Pour les amis de Don Quichotte : "là où était la négation, là était la vérité…"

Là où était la négation, là était la vérité…
par Dominique Blumenstihl-Roth

Pitié pour les amis de Dulcinée du Toboso, c'est sur cette idée que je terminais mon dernier article sur le blog…

Ah, Dulcinée de mon enfance, revue soudain dans le visage qui traversa l'écran de la télévision quand, avec mon Maître, je visionnais le film Ghulam de Vikram Bhatt ! Une œuvre magistrale du cinéma Indien.

Elle était là, c'était elle, sous le nom d'Alisha, portant le blouson de cuir qu'Aamir Khan lui avait laissé en protection après leur escapade en moto ! Alisha vivant au 22è étage de cette haute tour que le jeune homme fou d'amour escalade de balcon en balcon jusqu'à se présenter à la fenêtre de la belle qui en pousse un hurlement d'effroi.
— Non, m'étais-je dit, sursautant à ce cri, la première fois que je vis ce film, cette femme ne peut crier de la sorte. Ce cri n'est pas le sien. Elle n'en a pas la physionomie. Visage, corps, gestes… rien d'elle ne correspond à cette voix aigre et perçante qui déchire le haut-parleur. Cette voix était fausse. Nous regardions le film en version originale sous-titrée, et quelque chose sonnait faux. Ce n'était pas la mise en scène, fort bien réalisée, ni le jeu des comédiens toujours au meilleur de leurs incarnations qui étaient en cause, c'était la voix acide et haut perchée que l'on avait prêtée à Alisha.
Telle n'est pas sa voix. Je veux la vraie Alisha, me disais-je, sa vraie voix.
Une rapide enquête sur le film m'apprit qu'en effet, le réalisateur avait fait doubler la voix de la comédienne, et que toutes les répliques qu'elle avait prononcées avaient été repiquées au montage par une autre actrice. Imposture ? Fausseté ? Doublure ? Quand entendons-nous la vérité d'Al, immanence divine, quand elle opère sa descente sur le réel (Isha) ? Est-ce Sa voix, ou une voix interprétative rendue en écho dissonant ?
L'originale restait muette. Une prise de copie avait eu lieu, un montage minutieux substituait à la voix originale de Rani Mukerji celle d'Alka Yagnik. J'en étais quitte pour une blessure à l'oreille. Alisha avait subi une distorsion dans sa vérité. Non que la voix d'Alka Yagnik soit détestable, bien au contraire, c'est une chanteuse de playback qui accompagne de son talent quantité d'actrices qu'elle double pour les performances lyriques, mais dans ce film, le metteur en scène a tenu à ce que tout le personnage d'Alisha soit pourvu d'une voix qui ne soit pas la sienne, créant une sorte de dissidence entre le dit et l'entendu. La voix substituée était en friction ou en désaccord avec son contenu.

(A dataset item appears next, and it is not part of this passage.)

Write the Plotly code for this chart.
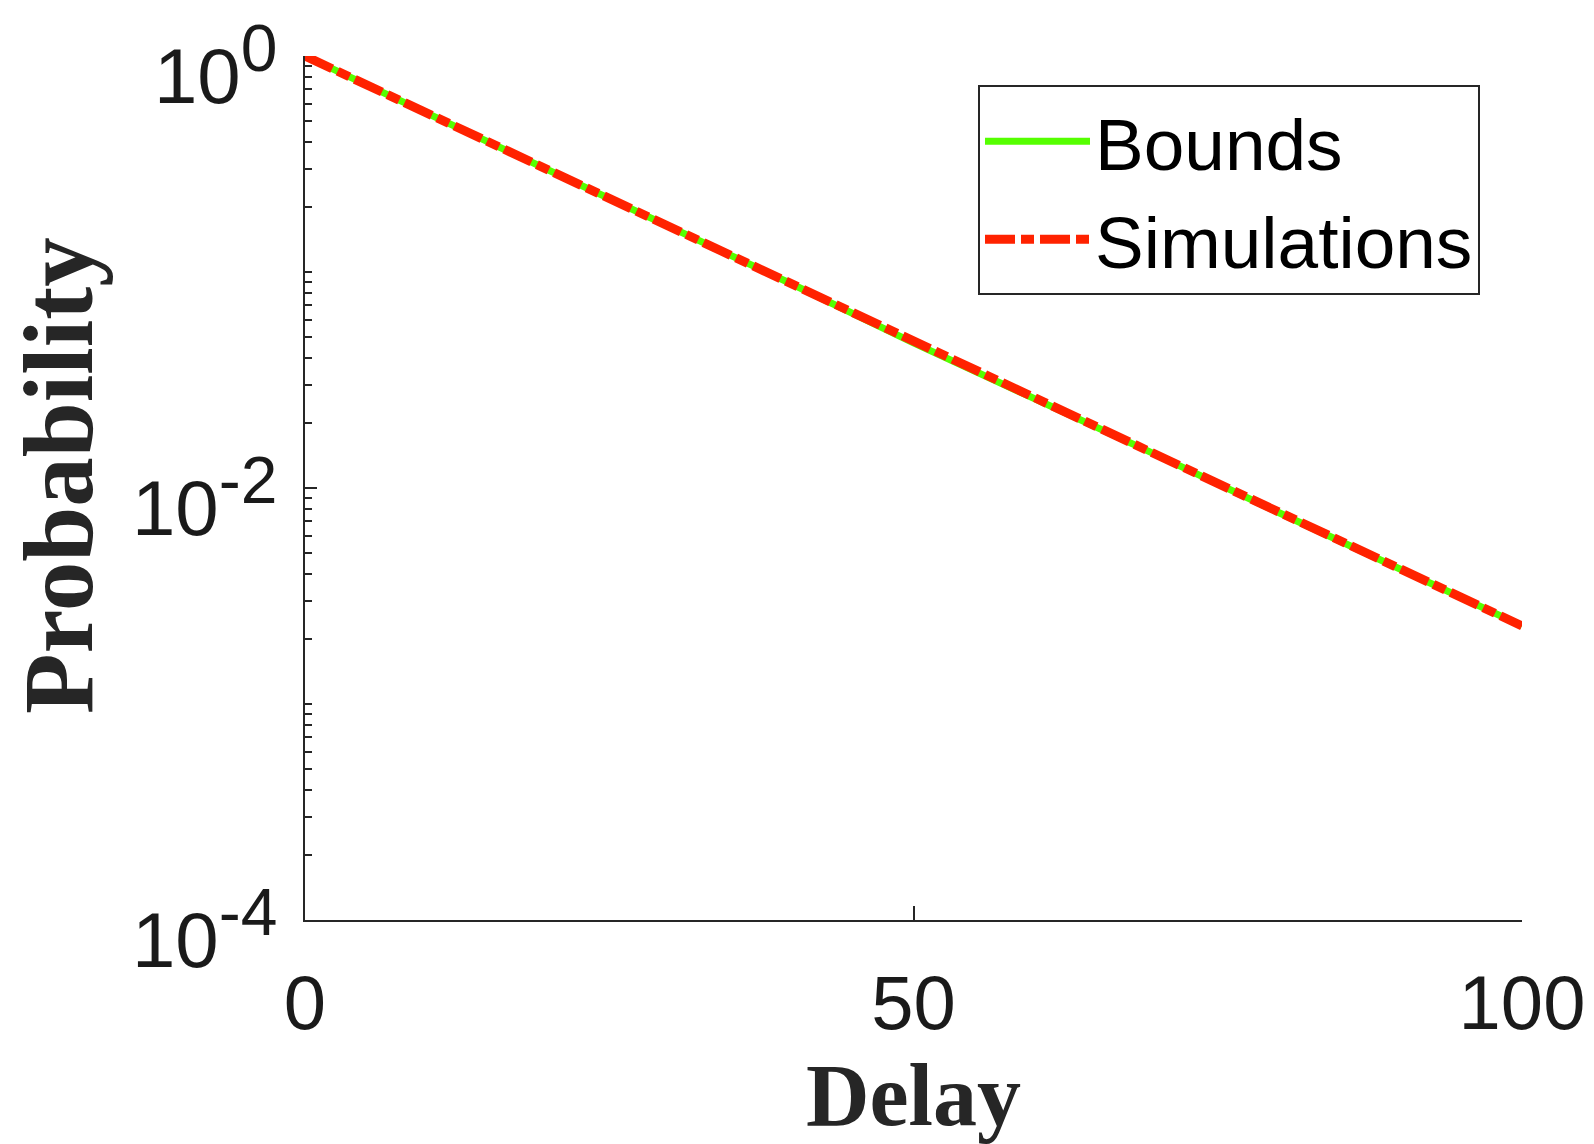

Rani Mukerji. « Une autre voix entendue »
Je voulus en avoir le cœur net, et j'ai acheté plusieurs films dans lesquels ont retrouve l'actrice doublée. Je découvris son impressionnante filmographie, quasi inconnue en France, et j'appris qu'elle était une star dans son pays. Ghulam était l'un de ses tout premiers films tourné en 1998 où elle ne tient qu'un troisième rôle, en ses tout débuts, quand personne n'était certain, pas même elle, de sa carrière. Reprochait-on à sa voix naturelle d'être légèrement « cassée », un peu rauque — tout son charme ? Le doublage avait-il été fait dans un souci de perfection esthétique ? Je ne le crois pas, car aucun cinéaste ne lui a plus jamais imposé cette expérience, de s'entendre parler avec une autre voix que la sienne.
Il me semble que c'était dans une intention bien précise que le cinéaste a opté pour une substitution : nous faire entendre qu'il existe une « autre voix », non audible, subliminale à celle qui nous est accordée. Nous faire percevoir ce décalage entre le dit et l'entendu, entre le perçu et le donné. Nous faire comprendre que la voix qui nous habite n'est pas exactement celle que nous restituons, à l'image de notre vie qui peut, en raison d'épreuves, de commotions, de fêlures altérant notre être, se retrouver hors des rails de notre vocation première telle que le Nefesch le voudrait. Les événements d'une existence nous marquent, banalité que de dire cela : il altèrent notre voix qui enregistre les entailles faites au corps, à l'esprit. Retrouver sa vraie voix, le sens de sa « Neschama », ce pourquoi l'on est fait est un des thèmes porteur de ce film.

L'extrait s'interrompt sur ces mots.